"I hardly felt it," Livingston reassured of the minor car accident. "Nothing serious."
Last week he was in Virginia visiting a girlfriend ... then it was back home logging time in the weight room ... later this week he's off to Chicago to work out with NBA players and Michael Jordan's trainer.
And the first weekend in September, he's visiting North Carolina.
"I've talked with Roy Williams and I'm going to come down to Chapel Hill on the weekend of Sept. 5th and 6th for my official visit to North Carolina," he said.
Livingston's visit to Chapel Hill is the second visit of four officials that he's planned. The first being the October Midnight Madness event on the campus of Arizona.
When the 6-7 point guard from Peoria was asked about his communications with the UNC head coach, he was tight-lipped.
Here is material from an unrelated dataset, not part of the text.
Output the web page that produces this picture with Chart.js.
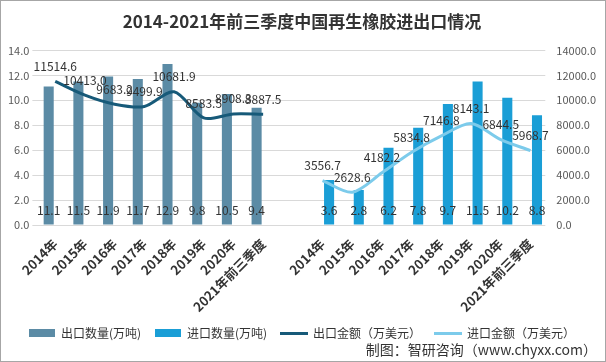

"Well, we have talked, but what we discussed is going to be kept kind of confidential," Livingston replied. "We talked about me coming to UNC and the scholarship situation there. But he asked me to keep it confidential."
There is a scholarship squeeze in Chapel Hill, with only one grant currently open, though more expectedly to free up in the near future. But assuredly, Williams told Livingston that there is room for him Chapel Hill.
Many recruiting analysts, college coaches as well as insiders have also started to question whether the lanky floor general will keep an eye on his status for the 2004 NBA Draft. After all, being a consensus top two player in high school, there are going to be a few people in his ear and a few NBA scouts at his games. Livingston answered the questions without hesitation...
"Right now my focus is on college," he said. "I haven't talked with anyone about where I'm being projected at right now. Me and my coach have talked and our strategy is going to be to play out this season and see if (the NBA scouts) are still interested in me. I should know pretty much where I stand by April 1st. If I'm projected as a top ten pick, I'll probably go. If I'm projected as a top five kid -- It's a sure bet that I'll go. But right now, my focus is on college."
Many NBA notables love Livingston's length, his ball-handling wizardry and his sharp passing skills, but those same scouts have doubts about his strength and his outside shot. Livingston plans to work on those aspects, of course.
"My focus for my senior year will be my physical ability," he said. "I have to get stronger. I have to play more physical and I've got to improve my consistency with the outside shot."
And as for a current leader in his recruitment?
"No, not right now. I have no leader," he said. "I can't really have a leader until I take all of my visits. I've only visited Duke, so some people will think that they could be leading, but it's not really fair to say that because I haven't seen all of the other schools just yet."
So, any chance of a commitment on the weekend of Sept. 6th?
"No, not at all. I'm going to take all of my visits," said Livingston.
The war for the top point guard in the country is on. The last four coaches standing are Mike Krzyzewski of Duke, Lute Olsen of Arizona, Roy Williams of North Carolina and Bruce Weber of Illinois. All coaches have offered and all are focused to bring Livingston on campus and get a commitment.
And understandably so. Aside from Georgia's Dwight Howard, there are very few players of elite caliber that can step on campus from day one and lead an offense -- let alone an offense of one of the top four basketball programs in the nation.
But Livingston is one who can do just that.